### The task:
Print the listing in its entirety and exactly, leaving out images.

# start of Dataset content

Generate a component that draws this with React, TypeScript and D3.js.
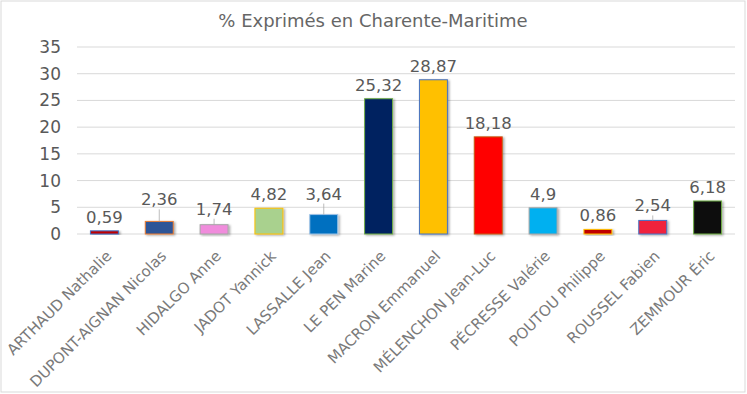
import React from 'react'
import * as d3 from 'd3'

const candidates = [
  'ARTHAUD Nathalie',
  'DUPONT-AIGNAN Nicolas',
  'HIDALGO Anne',
  'JADOT Yannick',
  'LASSALLE Jean',
  'LE PEN Marine',
  'MACRON Emmanuel',
  'MÉLENCHON Jean-Luc',
  'PÉCRESSE Valérie',
  'POUTOU Philippe',
  'ROUSSEL Fabien',
  'ZEMMOUR Éric',
]
const percents = [0.59, 2.36, 1.74, 4.82, 3.64, 25.32, 28.87, 18.18, 4.9, 0.86, 2.54, 6.18]
const valueLabels = ['0,59', '2,36', '1,74', '4,82', '3,64', '25,32', '28,87', '18,18', '4,9', '0,86', '2,54', '6,18']
const yTicks = [0, 5, 10, 15, 20, 25, 30, 35]

const fills = ['#c00000', '#2f5597', '#f08cdc', '#a9d18e', '#0070c0', '#002060', '#ffc000', '#ff0000', '#00b0f0', '#c00000', '#f0203c', '#111111']
const strokes = ['#4472c4', '#ed7d31', '#a5a5a5', '#ffc000', '#9dc3e6', '#70ad47', '#4472c4', '#c55a11', '#a5a5a5', '#ffc000', '#4472c4', '#70ad47']
// extra lift of the data labels that Excel moved up (with a leader line)
const labelLift = [0, 8, 2, 0, 7, 0, 0, 0, 0, 0, 1, 0]

const width = 747
const height = 394
const left = 77
const right = 735
const top = 47
const bottom = 234

export default function App() {
  const x = d3.scaleBand<string>().domain(candidates).range([left, right]).paddingInner(0.49).paddingOuter(0.245)
  const y = d3.scaleLinear().domain([0, 35]).range([bottom, top])
  const font = '"DejaVu Sans", sans-serif'

  return (
    <svg width={width} height={height} style={{ position: 'absolute', left: 0, top: 0 }} fontFamily={font}>
      <defs>
        <filter id="shadow" x="-20%" y="-20%" width="150%" height="150%">
          <feDropShadow dx="1.5" dy="1" stdDeviation="1" floodColor="#000" floodOpacity="0.35" />
        </filter>
      </defs>
      <rect x={0} y={0} width={width} height={height} fill="#fff" />
      <rect x={1} y={1} width={744} height={391} fill="none" stroke="#d9d9d9" strokeWidth={1} />
      <text x={373} y={27} textAnchor="middle" fontSize={18} fill="#666666">
        % Exprimés en Charente-Maritime
      </text>
      {yTicks.map((t) => (
        <g key={t}>
          <line x1={left} x2={right} y1={y(t)} y2={y(t)} stroke="#d9d9d9" strokeWidth={1} />
          <text x={61} y={y(t) + 6} textAnchor="end" fontSize={17} fill="#595959">
            {t}
          </text>
        </g>
      ))}
      {candidates.map((c, i) => {
        const bx = x(c) as number
        const bw = x.bandwidth()
        const cx = bx + bw / 2
        const by = y(percents[i])
        const ly = by - 8 - labelLift[i]
        return (
          <g key={c}>
            <rect
              x={bx}
              y={by}
              width={bw}
              height={bottom - by}
              fill={fills[i]}
              stroke={strokes[i]}
              strokeWidth={1}
              filter="url(#shadow)"
            />
            {labelLift[i] > 0 && (
              <line x1={cx} x2={cx} y1={ly + 4} y2={by} stroke="#a6a6a6" strokeWidth={0.75} />
            )}
            <text x={cx} y={ly} textAnchor="middle" fontSize={16.5} fill="#595959">
              {valueLabels[i]}
            </text>
            <text
              transform={`translate(${cx + 8},${257}) rotate(-45)`}
              textAnchor="end"
              fontSize={15}
              fill="#7a7a7a"
            >
              {c}
            </text>
          </g>
        )
      })}
    </svg>
  )
}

# end of Dataset content

### Final answer:
Generate a component that draws this with React, TypeScript and D3.js.
import React from 'react'
import * as d3 from 'd3'

const candidates = [
  'ARTHAUD Nathalie',
  'DUPONT-AIGNAN Nicolas',
  'HIDALGO Anne',
  'JADOT Yannick',
  'LASSALLE Jean',
  'LE PEN Marine',
  'MACRON Emmanuel',
  'MÉLENCHON Jean-Luc',
  'PÉCRESSE Valérie',
  'POUTOU Philippe',
  'ROUSSEL Fabien',
  'ZEMMOUR Éric',
]
const percents = [0.59, 2.36, 1.74, 4.82, 3.64, 25.32, 28.87, 18.18, 4.9, 0.86, 2.54, 6.18]
const valueLabels = ['0,59', '2,36', '1,74', '4,82', '3,64', '25,32', '28,87', '18,18', '4,9', '0,86', '2,54', '6,18']
const yTicks = [0, 5, 10, 15, 20, 25, 30, 35]

const fills = ['#c00000', '#2f5597', '#f08cdc', '#a9d18e', '#0070c0', '#002060', '#ffc000', '#ff0000', '#00b0f0', '#c00000', '#f0203c', '#111111']
const strokes = ['#4472c4', '#ed7d31', '#a5a5a5', '#ffc000', '#9dc3e6', '#70ad47', '#4472c4', '#c55a11', '#a5a5a5', '#ffc000', '#4472c4', '#70ad47']
// extra lift of the data labels that Excel moved up (with a leader line)
const labelLift = [0, 8, 2, 0, 7, 0, 0, 0, 0, 0, 1, 0]

const width = 747
const height = 394
const left = 77
const right = 735
const top = 47
const bottom = 234

export default function App() {
  const x = d3.scaleBand<string>().domain(candidates).range([left, right]).paddingInner(0.49).paddingOuter(0.245)
  const y = d3.scaleLinear().domain([0, 35]).range([bottom, top])
  const font = '"DejaVu Sans", sans-serif'

  return (
    <svg width={width} height={height} style={{ position: 'absolute', left: 0, top: 0 }} fontFamily={font}>
      <defs>
        <filter id="shadow" x="-20%" y="-20%" width="150%" height="150%">
          <feDropShadow dx="1.5" dy="1" stdDeviation="1" floodColor="#000" floodOpacity="0.35" />
        </filter>
      </defs>
      <rect x={0} y={0} width={width} height={height} fill="#fff" />
      <rect x={1} y={1} width={744} height={391} fill="none" stroke="#d9d9d9" strokeWidth={1} />
      <text x={373} y={27} textAnchor="middle" fontSize={18} fill="#666666">
        % Exprimés en Charente-Maritime
      </text>
      {yTicks.map((t) => (
        <g key={t}>
          <line x1={left} x2={right} y1={y(t)} y2={y(t)} stroke="#d9d9d9" strokeWidth={1} />
          <text x={61} y={y(t) + 6} textAnchor="end" fontSize={17} fill="#595959">
            {t}
          </text>
        </g>
      ))}
      {candidates.map((c, i) => {
        const bx = x(c) as number
        const bw = x.bandwidth()
        const cx = bx + bw / 2
        const by = y(percents[i])
        const ly = by - 8 - labelLift[i]
        return (
          <g key={c}>
            <rect
              x={bx}
              y={by}
              width={bw}
              height={bottom - by}
              fill={fills[i]}
              stroke={strokes[i]}
              strokeWidth={1}
              filter="url(#shadow)"
            />
            {labelLift[i] > 0 && (
              <line x1={cx} x2={cx} y1={ly + 4} y2={by} stroke="#a6a6a6" strokeWidth={0.75} />
            )}
            <text x={cx} y={ly} textAnchor="middle" fontSize={16.5} fill="#595959">
              {valueLabels[i]}
            </text>
            <text
              transform={`translate(${cx + 8},${257}) rotate(-45)`}
              textAnchor="end"
              fontSize={15}
              fill="#7a7a7a"
            >
              {c}
            </text>
          </g>
        )
      })}
    </svg>
  )
}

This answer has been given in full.